Orateur
Description
The Equation of State (EoS) is crucial for understanding the structure of compact objects such as neutron stars. In the conservative hypothesis of a purely nucleonic composition of neutron star matter, the EoS is fully determined in terms of the so-called nuclear matter parameters (NMPs), which, in principle, can be determined from nuclear theory and experiments, though with error bars. However, present constraints from nuclear data are typically limited to (i) independent analyses of different data sets with limited control over the quality of the simultaneous reproduction of different observables and (ii) independent inferences of single NMPs with limited knowledge of the correlations among parameters.
The main objective of our work is to progress on both limitations. Specifically, we build a reliable probability distribution of the whole set of nuclear matter parameters and investigate the correlations between them using a combined Bayesian inference of a large set of EoS-sensitive nuclear structure data. We then use this distribution to compute the static properties of neutron stars.

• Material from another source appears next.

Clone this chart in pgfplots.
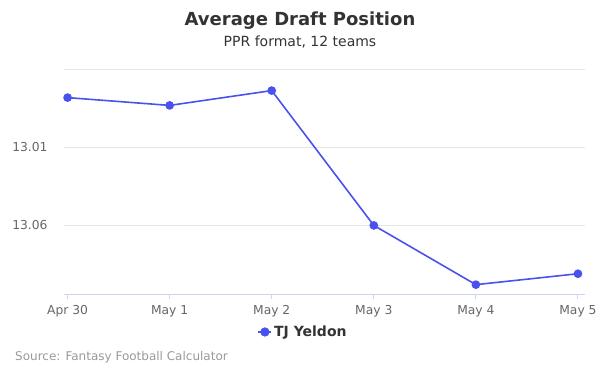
\documentclass[border=0pt]{standalone}
\usepackage{pgfplots}
\pgfplotsset{compat=1.18}
\usepackage{fontspec}
\setmainfont{DejaVu Sans}
\definecolor{linec}{HTML}{4A52EE}
\definecolor{gridc}{HTML}{E6E6E6}
\definecolor{axc}{HTML}{CCD6EB}
\definecolor{tickc}{HTML}{666666}
\definecolor{titc}{HTML}{333333}
\definecolor{srcc}{HTML}{999999}
\begin{document}
\begin{tikzpicture}[x=1pt,y=1pt]
\path[use as bounding box] (0,0) rectangle (600,375);
\begin{axis}[
  at={(64pt,81pt)}, anchor=south west,
  scale only axis, width=521pt, height=226pt,
  xmin=-0.035, xmax=5.069,
  y dir=reverse, ymin=12.959, ymax=13.104,
  xtick={0,1,2,3,4,5},
  xticklabels={Apr 30,May 1,May 2,May 3,May 4,May 5},
  ytick={12.96,13.01,13.06},
  yticklabels={,13.01,13.06},
  axis x line*=bottom,
  axis y line*=left,
  x axis line style={draw=axc, line width=1pt},
  y axis line style={draw=none},
  ymajorgrids, grid style={gridc, line width=0.8pt},
  major tick length=5pt,
  xtick style={draw=axc, line width=1pt},
  ytick style={draw=none},
  tick align=outside,
  xticklabel style={font=\fontsize{12.3}{14}\selectfont, text=tickc, yshift=-3pt},
  yticklabel style={font=\fontsize{12.3}{14}\selectfont, text=tickc, xshift=-8pt},
  /pgf/number format/assume math mode=true,
  clip=false,
  legend style={at={(0.459,-0.168)}, anchor=center, draw=none, fill=none,
    font=\bfseries\fontsize{14}{16}\selectfont, text=titc},
  legend image code/.code={
    \draw[linec, line width=1.5pt] (-1pt,0pt) -- (12pt,0pt);
    \fill[linec] (5.5pt,0pt) circle (3.8pt);
  },
]
\addplot[linec, line width=1.6pt, mark=*, mark size=3.5pt, mark options={fill=linec, draw=linec}]
  coordinates {(0,12.978) (1,12.983) (2,12.9735) (3,13.06) (4,13.098) (5,13.091)};
\addlegendentry{TJ Yeldon}
\end{axis}
\node[text=titc, font=\bfseries\fontsize{18}{21}\selectfont] at (300,354.5) {Average Draft Position};
\node[text=titc, font=\fontsize{14}{16}\selectfont] at (300,333) {PPR format, 12 teams};
\node[text=srcc, font=\fontsize{12}{14}\selectfont, anchor=west, inner sep=0pt] at (15,18) {Source: Fantasy Football Calculator};
\end{tikzpicture}
\end{document}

To compute a wide selection of precisely measured nuclear observables over the nuclear chart (binding energies, charge radii, spin-orbit splittings, giant resonance energies, dipole polarizability, parity-violating scattering), we employ the hfbcs-qrpa [1] code with standard Skyrme functionals. While ground state properties of nuclei require negligible computational time, observables linked to nuclear response, which are expected to be sensitive to specific nuclear bulk properties are computationally more demanding. In Metropolis sampling, evaluating on the fly is time-consuming, so we resorted to the MADAI package [2], an emulator software for Bayesian inference with slow models.
The final result is a 10-dimensional multivariate probability distribution for the NMPs. Marginalizing the distribution over all parameters but one allows to compare with previous simpler analyses in the literature. The talk will present such a critical comparison and the final predictions on some selected static properties of neutron stars.
We will, in particular, show that the constraints from nuclear experiments are well compatible with the theoretical predictions for infinite pure neutron matter from ab initio modeling, and those constraints additionally indicate the existence of interesting structures in the density dependence of the sound speed in neutron stars.